The day before his last look at the U.S. women’s national soccer team ahead of Olympic roster selections, Coach Vlatko Andonovski was asked about a late proposal to expand squad limits in Tokyo.

“If the numbers increase,” he said Tuesday, smiling, “it will make my job slightly easier.”

As it stands, in the next week or so, Andonovski will narrow the sport’s deepest player pool to 18, which, because of International Olympic Committee rules for both men’s and women’s soccer, is five fewer than for a World Cup.

He will disappoint some players who, almost anywhere else, would be the biggest talent on the national team.

The roster outlook gained clarity through Andonovski’s personnel decisions in three friendlies over the past week, culminating with a 2-0 victory against Nigeria on Wednesday in Austin.

Those on the bubble who did not play much or at all surely saw their hopes expire. Those offering versatility watched their prospects rise.

Most tickets to Japan have been assigned to familiar names: Alex Morgan, Megan Rapinoe and Becky Sauerbrunn, among others.

There are wrinkles, however.

Tobin Heath and Julie Ertz, starters for the past two World Cup championships, missed the tuneups against Portugal, Jamaica and Nigeria because of injuries.

Heath, a Manchester United forward, has not played since December but joined the U.S. squad for training camp this month. “Very happy with everything we see from her,” Andonovski said of Heath. Ertz, a defensive midfielder, remained behind.

Andonovski has said repeatedly that he expects both to be ready for the Olympics. In that case, barring setbacks, 15 of the 18 places seem locked up.

With the remaining spots, he will consider experience vs. development, leaning on additional veterans or integrating youth as the 2023 World Cup approaches. Seven regulars are 30 or older.

More importantly, with a small roster and a brutal schedule, he will need the flexibility to change the lineup with each game and shuffle players between positions. To reach the gold medal match, the Americans will have to navigate five games in 13 days. (Players are conditioned to playing three or four times in such a span.)

Andonovski also will line up four alternates who will travel to Japan and, should the IOC expand rosters, become prime candidates for active duty.

Here’s a positional breakdown as the roster announcement nears:

Goalkeepers: Alyssa Naeher, the 2019 World Cup starter, is atop the depth chart, and no one else is close.

Andonovski has spent eight months figuring out the backup, but he seems to have his answer. Adrianna Franch, a 2019 World Cup reserve, started the middle match of the recent three-game set, while Jane Campbell didn’t play.

Defenders: The four established starters — Sauerbrunn, Crystal Dunn, Abby Dahlkemper and Kelley O’Hara — have nothing to worry about.

Versatility will loom large with two probable additions. Emily Sonnett can play left and right back, and for the last 28 minutes Wednesday, she was a defensive midfielder.

Tierna Davidson can play on the left or in the middle of the back line.

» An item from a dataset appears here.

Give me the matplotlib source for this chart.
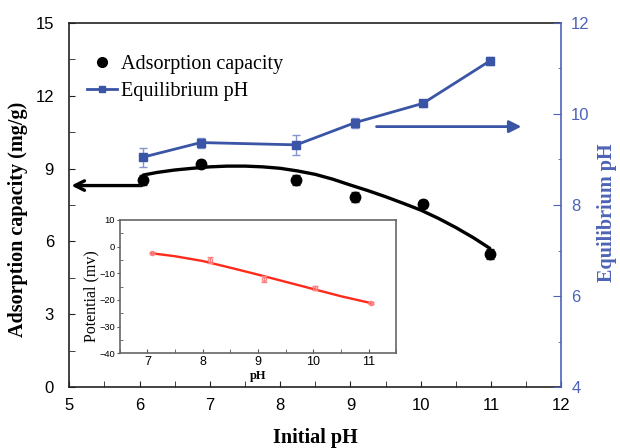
import numpy as np
import matplotlib
matplotlib.use('Agg')
import matplotlib.pyplot as plt
from matplotlib.lines import Line2D
from matplotlib.ticker import MultipleLocator

plt.rcParams['font.family'] = ['Liberation Sans', 'DejaVu Sans']
SERIF = ['Liberation Serif', 'DejaVu Serif']

# main data: adsorption capacity (left axis) and equilibrium pH (right axis)
init_ph = [6.05, 6.87, 8.23, 9.07, 10.03, 10.98]
capacity = [8.53, 9.19, 8.53, 7.84, 7.54, 5.48]
capacity_err = [0.2, 0.15, 0.2, 0.2, 0.18, 0.22]
eq_ph = [9.05, 9.37, 9.32, 9.81, 10.23, 11.16]
eq_ph_err = [0.21, 0.11, 0.22, 0.11, 0.08, 0.08]

# fitted trend line for capacity
fit_x = [6.05, 6.25, 6.5, 6.75, 7.0, 7.25, 7.5, 7.75, 8.0, 8.25, 8.5,
         8.75, 9.0, 9.25, 9.5, 9.75, 10.0, 10.25, 10.5, 10.75, 10.98]
fit_y = [8.73, 8.84, 8.94, 9.01, 9.07, 9.10, 9.10, 9.07, 9.01, 8.90, 8.76,
         8.56, 8.32, 8.09, 7.84, 7.57, 7.29, 6.95, 6.57, 6.15, 5.72]

# inset: zeta potential vs pH
pot_ph = [7.08, 8.13, 9.11, 10.03, 11.05]
potential = [-2.5, -5.0, -12.1, -15.6, -21.2]
potential_err = [0.4, 1.2, 1.0, 0.8, 0.5]
pot_fit_x = [7.08, 7.5, 8.0, 8.5, 9.0, 9.5, 10.0, 10.5, 11.05]
pot_fit_y = [-2.5, -3.6, -5.4, -7.9, -10.5, -13.2, -15.9, -18.6, -21.2]

BLUE = '#3a54a6'
AXBLUE = '#4d63b6'
LBLUE = '#8595d0'
DARK = '#222222'

fig = plt.figure(figsize=(6.2, 4.48), dpi=100)
ax = fig.add_axes([0.1116, 0.1355, 0.794, 0.8138])
ax2 = ax.twinx()

ax.plot(fit_x, fit_y, color='black', lw=2.4, zorder=3,
        solid_joinstyle='round', solid_capstyle='round')
ax.errorbar(init_ph, capacity, yerr=capacity_err, fmt='o', color='black',
            ms=7.5, ecolor='#333333', elinewidth=1, capsize=3, zorder=4)
ax.set_xlim(5, 12)
ax.set_ylim(0, 15)
ax.set_xticks(range(5, 13))
ax.set_yticks(range(0, 16, 3))
ax.xaxis.set_minor_locator(MultipleLocator(0.5))
ax.yaxis.set_minor_locator(MultipleLocator(1.5))
ax.tick_params(axis='both', which='both', direction='in', top=False, right=False,
               labelsize=12, color=DARK)
ax.tick_params(axis='x', which='both', length=4, pad=8)
ax.tick_params(axis='y', which='both', length=4.5, pad=11)
for s in ('left', 'bottom', 'top'):
    ax.spines[s].set_color(DARK)
    ax.spines[s].set_linewidth(1.2)
ax.spines['right'].set_visible(False)
ax.set_xlabel('Initial pH', family=SERIF, fontweight='bold', fontsize=14.5,
              va='center')
ax.set_ylabel('Adsorption capacity (mg/g)', family=SERIF, fontweight='bold',
              fontsize=14.5, va='center')
ax.xaxis.set_label_coords(0.501, -0.139)
ax.yaxis.set_label_coords(-0.104, 0.46)

ax2.errorbar(init_ph, eq_ph, yerr=eq_ph_err, fmt='-s', color=BLUE, lw=2,
             ms=6, ecolor=LBLUE, elinewidth=1, capsize=3, zorder=4)
ax2.set_ylim(4, 12)
ax2.set_yticks(range(4, 13, 2))
ax2.yaxis.set_minor_locator(MultipleLocator(1))
ax2.tick_params(axis='y', which='both', direction='in', colors=AXBLUE,
                labelsize=12, pad=7)
ax2.tick_params(axis='y', which='major', length=6)
ax2.tick_params(axis='y', which='minor', length=2.5)
for s in ('left', 'bottom', 'top'):
    ax2.spines[s].set_visible(False)
ax2.spines['right'].set_color(AXBLUE)
ax2.spines['right'].set_linewidth(1.2)
ax2.set_ylabel('Equilibrium pH', family=SERIF, fontweight='bold', fontsize=14.5,
               color=AXBLUE, rotation=90, va='center')
ax2.yaxis.set_label_coords(1.0924, 0.478)

# direction arrows
ax.annotate('', xy=(5.03, 8.3), xytext=(6.03, 8.3),
            arrowprops=dict(arrowstyle='->', color='black', lw=2.4,
                            mutation_scale=17, shrinkA=0, shrinkB=0))
ax2.annotate('', xy=(11.43, 9.72), xytext=(9.37, 9.72),
             arrowprops=dict(arrowstyle='-|>', color=BLUE, lw=2,
                             mutation_scale=18, shrinkA=0, shrinkB=0))

handles = [Line2D([], [], marker='o', color='black', ls='none', ms=7),
           Line2D([], [], marker='s', color=BLUE, lw=2, ms=5)]
ax2.legend(handles, ['Adsorption capacity', 'Equilibrium pH'],
           loc='upper left', bbox_to_anchor=(86.7 / 620, 1 - 54.5 / 448),
           bbox_transform=fig.transFigure, frameon=False, borderpad=0,
           borderaxespad=0, handlelength=1.5, handletextpad=0.2,
           labelspacing=0.4, prop={'family': SERIF, 'size': 14.5})

# inset
ins = fig.add_axes([0.1932, 0.2114, 0.4458, 0.2976])
ins.plot(pot_fit_x, pot_fit_y, color='#ff2a1a', lw=1.7, zorder=3,
         solid_joinstyle='round')
ins.errorbar(pot_ph, potential, yerr=potential_err, fmt='o', mfc='none',
             mec='#ff8080', ms=3, ecolor='#ff8080', elinewidth=0.8, capsize=2,
             zorder=4)
ins.set_xlim(6.5, 11.5)
ins.set_ylim(-40, 10)
ins.set_xticks(range(7, 12))
ins.set_yticks(range(-40, 11, 10))
ins.xaxis.set_minor_locator(MultipleLocator(0.5))
ins.yaxis.set_minor_locator(MultipleLocator(5))
ins.tick_params(axis='x', which='both', direction='in', length=3, labelsize=9,
                pad=2, color='#555555')
ins.tick_params(axis='y', which='major', direction='out', length=2,
                labelsize=6.7, pad=1.5, color='#555555')
ins.tick_params(axis='y', which='minor', direction='in', length=2,
                color='#555555')
for s in ins.spines.values():
    s.set_color('#666666')
    s.set_linewidth(1.2)
ins.set_xlabel('pH', family=SERIF, fontweight='bold', fontsize=9, va='center')
ins.set_ylabel('Potential (mv)', family=SERIF, fontsize=11.5, va='center')
ins.xaxis.set_label_coords(0.5, -0.168)
ins.yaxis.set_label_coords(-0.104, 0.426)

fig.savefig('out.png', dpi=100, facecolor='white')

And then there is Margaret Purce, a Silver Spring, Md., native who, against Jamaica on Sunday, was the right-side forward in the first half and right back in the second.

Midfielders: Sam Mewis, Lindsey Horan and Rose Lavelle are locks. Assuming she is healthy, Ertz is in.

Catarina Macario, 21, is a rising star for French power Olympique Lyonnais, but she has failed to make a major impression this year.

Kristie Mewis, Sam’s older sister, has revived her national team career in the past year and started Wednesday in place of Lavelle, who had a minor ankle injury. The only hope for Washington Spirit captain Andi Sullivan, a defensive midfielder from Lorton, Va., would be Ertz being ruled out.

Forwards: There is little doubt about Rapinoe, Morgan, Christen Press or Carli Lloyd, who, a month short of her 39th birthday, has shown she has still got it. She started the past two friendlies, scored once and performed with the hunger of a 21-year-old prospect.

With Heath projected to make the squad, Lynn Williams, a speedster who scored a late goal Wednesday, and Sophia Smith, 20, will probably miss out.

“I feel like we have very good knowledge of the players and lots of data for the last year and a half” since he was appointed coach, Andonovski said. “When the decision time comes, I believe we are going to make the right [ones] for this team.”

For the players, the wait will end soon.

“People will be getting phone calls — some of it will be good, and some will be tough, but that’s the way of the program and the Olympic selection,” said Sauerbrunn, the captain.

She added: “We have got an amazing team. I obviously don’t know what the Olympic roster will be, but there is no doubt in my mind we will have a team that can win everything.”